By Raphaël Hermano, AFP
US President Donald Trump takes questions from members of the press on slain conservative activist Charlie Kirk. Photo: WIN MCNAMEE
US President Donald Trump and other officials have paid tribute to slain right-wing activist Charlie Kirk on Thursday (local time) as the country marked the 24th anniversary of the 11 September 2001 attacks.
Kirk was a "giant of his generation," and a "champion of liberty," Trump said at the beginning of his remarks during a 9/11 ceremony at the Pentagon, which was one of the targets of the Al-Qaeda attacks that sparked two decades of deadly conflict.
The US president announced that he would soon posthumously award Kirk the Presidential Medal of Freedom - the country's highest civilian honour.
Speaking at the same ceremony, Defence Secretary Pete Hegseth said that "like those on 9/11, you will never be forgotten."
Kirk - a close ally of Trump - was shot in the neck while speaking at an event at Utah Valley University on Wednesday.
US flags and a sign to honour Charlie Kirk are seen at a memorial set up outside of Timpanogos Regional Hospital in Orem, Utah. Photo: MELISSA MAJCHRZAK
Vice President JD Vance cancelled a trip to New York for 9/11 commemorations so he could meet with Kirk's grieving family in Utah.
Later on Thursday, Trump travelled to his hometown of New York to attend a baseball game at Yankee Stadium, where he received both cheers and boos from the crowd.
Memorial events for 9/11 were held at Ground Zero in Manhattan where the World Trade Centre's twin towers were destroyed in coordinated attacks that also saw a jetliner crashed into the Pentagon.
Another jet crashed into the Pennsylvania countryside when passengers overran the hijacker and took control of the aircraft.
'Same hate'
Several mayoral candidates took part in commemorations in New York that marked a brief respite from a bitter battle to be the city's next leader.
Two days ago, former governor and independent candidate Andrew Cuomo criticised his Democratic rival Zohran Mamdani for giving an interview to a left-wing streamer who had said in 2019 that the United States deserved 9/11. Cuomo said it showed that Mamdani does not deserve to be mayor.
Mamdani's campaign hit back that "to suggest that Zohran Mamdani - who is poised to become New York's first Muslim mayor - somehow supported 9/11" is "vile" and "dangerous."
Air Force Two carrying US Vice President JD Vance flies past the Utah State Capitol. Photo: PATRICK T. FALLON / AFP
Mamdani holds a 22-point lead in the race, according to the latest polling from The New York Times and Siena.

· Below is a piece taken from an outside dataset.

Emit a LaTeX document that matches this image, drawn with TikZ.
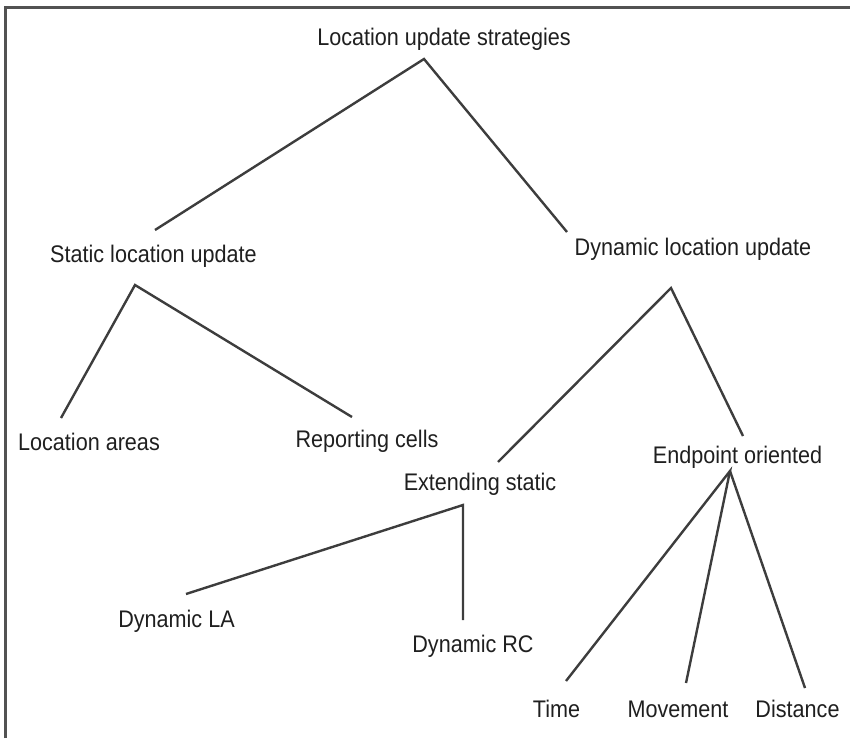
\documentclass[tikz,border=0pt]{standalone}
\usepackage{fontspec}
\setmainfont{Liberation Sans}[FakeStretch=0.9]
\begin{document}
\begin{tikzpicture}[x=1pt,y=-1pt,
  label/.style={anchor=base,inner sep=0pt,font=\fontsize{24}{28}\selectfont,text=black!88},
  branch/.style={draw=black!76,line width=2.4pt},
  frame/.style={draw=black!68,line width=3pt}]
\useasboundingbox (0,0) rectangle (850,738);
% frame: left and top edges only
\draw[frame] (5.5,738) -- (5.5,7.5) -- (850,7.5);

% labels
\node[label] (root) at (444,46) {Location update strategies};
\node[label] (stat) at (153.5,262) {Static location update};
\node[label] (dyn)  at (693,255) {Dynamic location update};
\node[label] (la)   at (89,450) {Location areas};
\node[label] (rc)   at (367,447) {Reporting cells};
\node[label] (ext)  at (480,490) {Extending static};
\node[label] (end)  at (737.5,463) {Endpoint oriented};
\node[label] (dla)  at (176.5,627) {Dynamic LA};
\node[label] (drc)  at (473,652) {Dynamic RC};
\node[label] (time) at (556.5,717) {Time};
\node[label] (mov)  at (678,717) {Movement};
\node[label] (dist) at (797.5,717) {Distance};

% junction points below the parent labels
\coordinate (root-j) at (424,59);
\coordinate (stat-j) at (135,285);
\coordinate (dyn-j)  at (671,288);
\coordinate (ext-j)  at (463,505);
\coordinate (end-j)  at (730,471);

% line ends above the child labels
\coordinate (stat-t) at (155,230);
\coordinate (dyn-t)  at (567,232);
\coordinate (la-t)   at (61,418);
\coordinate (rc-t)   at (352,417);
\coordinate (ext-t)  at (498,462);
\coordinate (end-t)  at (743,436);
\coordinate (dla-t)  at (186,594);
\coordinate (drc-t)  at (463,620);
\coordinate (time-t) at (566,681);
\coordinate (mov-t)  at (686,683);
\coordinate (dist-t) at (805,688);

\draw[branch] (stat-t) -- (root-j) -- (dyn-t);
\draw[branch] (la-t) -- (stat-j) -- (rc-t);
\draw[branch] (ext-t) -- (dyn-j) -- (end-t);
\draw[branch] (dla-t) -- (ext-j) -- (drc-t);
\draw[branch] (time-t) -- (end-j) -- (mov-t);
\draw[branch] (end-j) -- (dist-t);
\end{tikzpicture}
\end{document}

Incumbent Mayor Eric Adams tied the killing of Kirk with 9/11 on Thursday, saying: "It's the same hate that drove two planes into the World Trade Centre that drove a bullet through the neck of Charlie Kirk."
"That assassination cut at the heart of what we are as Americans," Adams said.
"If we don't pause for a moment on 9/11 to state that we're better than that as Americans, we're better than that as human beings, then we're going to find ourselves in a dark place."
New York marked a citywide moment of silence at 8:46 am when hijacked Flight 11 struck the North Tower of the World Trade Centre 24 years ago.
Places of worship across the city then sounded their bells to mark the impact as families of the victims read the names of those killed at ground zero.
The official death toll was 2977 including the passengers and crew of the four hijacked planes, victims in the twin towers, firefighters and personnel at the Pentagon. The death toll excludes the 19 Al-Qaeda hijackers.